_Problem to work on_
Copy each line below in which the word "matplotlib" occurs.

_Material provided_
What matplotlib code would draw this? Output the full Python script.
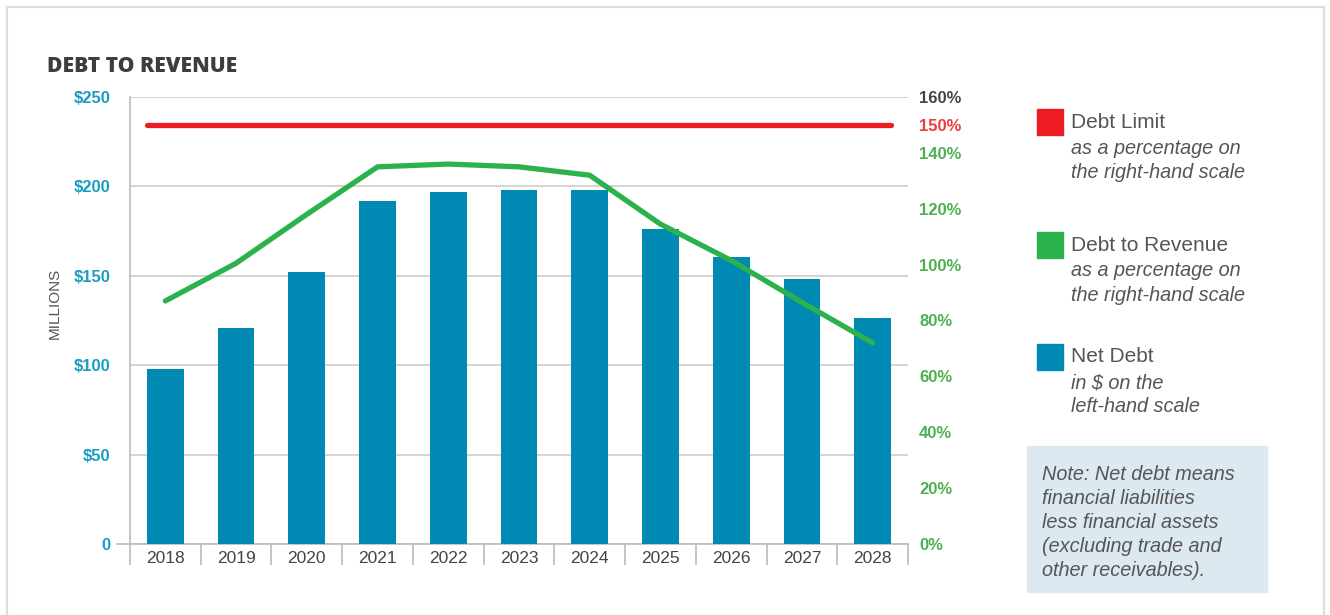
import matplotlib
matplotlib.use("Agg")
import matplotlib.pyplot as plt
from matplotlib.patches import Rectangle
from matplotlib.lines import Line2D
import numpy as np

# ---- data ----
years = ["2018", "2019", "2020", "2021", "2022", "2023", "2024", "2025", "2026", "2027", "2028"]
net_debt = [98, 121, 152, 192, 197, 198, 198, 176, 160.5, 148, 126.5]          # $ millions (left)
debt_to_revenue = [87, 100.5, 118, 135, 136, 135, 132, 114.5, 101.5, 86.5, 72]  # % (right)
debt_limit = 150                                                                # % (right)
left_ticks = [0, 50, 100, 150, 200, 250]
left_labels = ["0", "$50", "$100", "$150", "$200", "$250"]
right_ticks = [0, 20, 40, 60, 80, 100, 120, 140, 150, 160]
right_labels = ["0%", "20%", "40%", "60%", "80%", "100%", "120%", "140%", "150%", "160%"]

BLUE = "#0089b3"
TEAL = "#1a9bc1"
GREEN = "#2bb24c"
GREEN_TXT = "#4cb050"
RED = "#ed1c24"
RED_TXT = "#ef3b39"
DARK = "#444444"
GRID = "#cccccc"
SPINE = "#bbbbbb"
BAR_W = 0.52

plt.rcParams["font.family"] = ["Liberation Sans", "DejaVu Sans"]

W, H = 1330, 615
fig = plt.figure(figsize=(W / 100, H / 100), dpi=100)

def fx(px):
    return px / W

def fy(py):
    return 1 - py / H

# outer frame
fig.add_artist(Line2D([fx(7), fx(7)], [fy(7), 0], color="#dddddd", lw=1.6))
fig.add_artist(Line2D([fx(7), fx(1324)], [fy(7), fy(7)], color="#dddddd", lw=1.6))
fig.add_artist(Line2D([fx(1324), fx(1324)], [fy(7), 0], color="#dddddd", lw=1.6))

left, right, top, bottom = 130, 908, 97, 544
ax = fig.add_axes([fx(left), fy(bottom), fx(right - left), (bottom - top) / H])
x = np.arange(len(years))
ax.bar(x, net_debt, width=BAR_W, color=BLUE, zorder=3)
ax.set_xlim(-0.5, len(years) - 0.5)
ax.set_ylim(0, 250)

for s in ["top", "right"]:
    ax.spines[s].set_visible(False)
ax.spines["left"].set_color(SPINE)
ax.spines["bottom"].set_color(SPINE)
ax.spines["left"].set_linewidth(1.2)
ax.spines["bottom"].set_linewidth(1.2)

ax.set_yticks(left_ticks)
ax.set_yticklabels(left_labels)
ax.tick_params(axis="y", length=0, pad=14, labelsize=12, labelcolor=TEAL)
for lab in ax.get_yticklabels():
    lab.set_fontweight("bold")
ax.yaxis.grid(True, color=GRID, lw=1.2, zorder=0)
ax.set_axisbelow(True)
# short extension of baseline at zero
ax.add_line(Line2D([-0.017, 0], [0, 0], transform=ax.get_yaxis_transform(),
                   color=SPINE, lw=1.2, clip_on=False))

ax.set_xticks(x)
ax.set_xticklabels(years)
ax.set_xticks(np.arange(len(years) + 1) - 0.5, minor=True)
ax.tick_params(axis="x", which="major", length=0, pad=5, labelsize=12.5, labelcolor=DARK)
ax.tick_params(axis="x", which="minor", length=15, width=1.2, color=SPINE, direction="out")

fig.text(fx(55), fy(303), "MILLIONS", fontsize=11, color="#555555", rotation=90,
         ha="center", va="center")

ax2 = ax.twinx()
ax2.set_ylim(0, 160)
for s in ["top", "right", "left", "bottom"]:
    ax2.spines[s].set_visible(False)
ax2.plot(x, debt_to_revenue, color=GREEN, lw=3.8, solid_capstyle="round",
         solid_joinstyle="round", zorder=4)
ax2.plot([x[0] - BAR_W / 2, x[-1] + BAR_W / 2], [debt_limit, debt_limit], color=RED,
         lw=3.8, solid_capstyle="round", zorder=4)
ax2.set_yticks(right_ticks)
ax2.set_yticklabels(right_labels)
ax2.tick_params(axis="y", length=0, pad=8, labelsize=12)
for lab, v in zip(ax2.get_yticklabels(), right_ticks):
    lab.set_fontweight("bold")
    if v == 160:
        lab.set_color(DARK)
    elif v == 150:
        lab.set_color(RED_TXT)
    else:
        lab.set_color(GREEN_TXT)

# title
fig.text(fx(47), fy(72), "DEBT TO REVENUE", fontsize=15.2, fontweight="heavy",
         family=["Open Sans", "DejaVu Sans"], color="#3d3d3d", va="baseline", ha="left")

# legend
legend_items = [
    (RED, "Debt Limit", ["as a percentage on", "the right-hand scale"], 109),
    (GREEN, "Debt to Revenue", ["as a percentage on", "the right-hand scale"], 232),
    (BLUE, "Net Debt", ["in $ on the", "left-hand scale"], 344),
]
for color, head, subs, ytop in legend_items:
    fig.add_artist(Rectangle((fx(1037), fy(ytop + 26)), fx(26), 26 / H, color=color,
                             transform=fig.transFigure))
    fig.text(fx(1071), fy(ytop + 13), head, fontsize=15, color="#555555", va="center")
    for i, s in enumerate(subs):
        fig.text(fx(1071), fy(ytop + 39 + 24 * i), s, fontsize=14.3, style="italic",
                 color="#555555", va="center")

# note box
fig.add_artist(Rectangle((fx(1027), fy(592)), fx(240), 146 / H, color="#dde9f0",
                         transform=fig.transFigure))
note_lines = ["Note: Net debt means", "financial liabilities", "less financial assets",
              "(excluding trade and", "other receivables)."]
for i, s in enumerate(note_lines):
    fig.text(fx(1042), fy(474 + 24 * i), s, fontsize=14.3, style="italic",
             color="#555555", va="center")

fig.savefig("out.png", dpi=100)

_Written response_
What matplotlib code would draw this? Output the full Python script.
import matplotlib
matplotlib.use("Agg")
import matplotlib.pyplot as plt
from matplotlib.patches import Rectangle
from matplotlib.lines import Line2D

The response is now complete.